Stap 6
Alle vooraf ingestelde waarden zullen gaan aflopen. Wanneer u geen tijd, afstand
of calorieën vooraf instelt, zullen deze optellen.
Stap 7
Overige gegevens zoals SPEED (snelheid), RPM (aantal omwentelingen per
minuut), WATT en PULSE (hartslag) zullen tijdens het trainen worden
weergegeven.
Stap 8
Indien u een maximale hartslag heeft ingesteld, zal de computer een piepsignaal
afgeven zodra uw hartslag de vooraf ingestelde hartslag overschrijdt.
Stap 9
Tijdens het trainen kunt u handmatig de weerstand aanpassen m.b.v. de draaiknop.
Voorgeprogrammeerde programma's
(P2 t/m P11)
Er zijn 10 verschillende trainingsprogramma's.
Elk programma heeft een eigen verloop.
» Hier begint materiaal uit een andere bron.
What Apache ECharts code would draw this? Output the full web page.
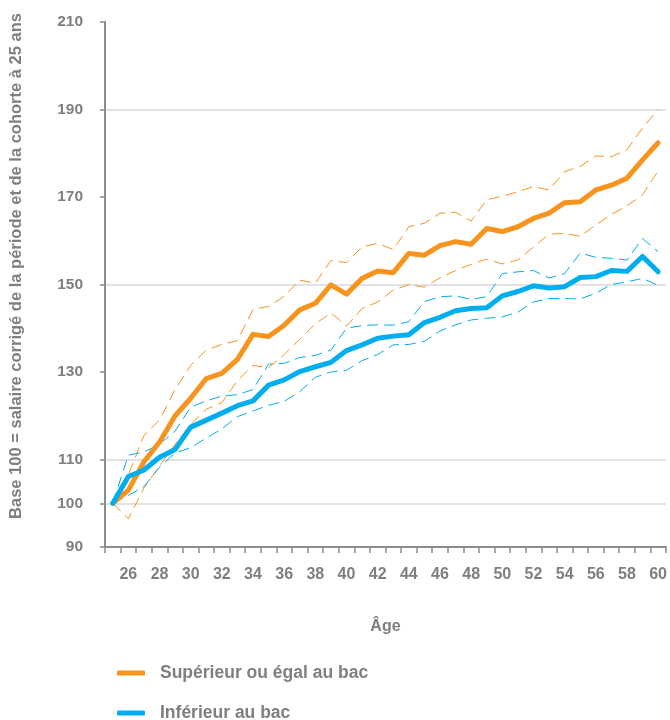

Wanneer u voor een programma kiest kunt
u het verloop van het programma zien.
Instellen van een voorgeprogrammeerd programma
Stap 1
Wanneer het hoofdmenu wordt weergegeven, kunt u met de draaiknop kiezen voor
het gewenste programma. Ga naar een van de programma's en druk op enter om
voor het programma te kiezen.
Stap 2
Zodra het gewenste programma wordt weergegeven kunt u op de draaiknop
drukken om het gewenste programma te selecteren.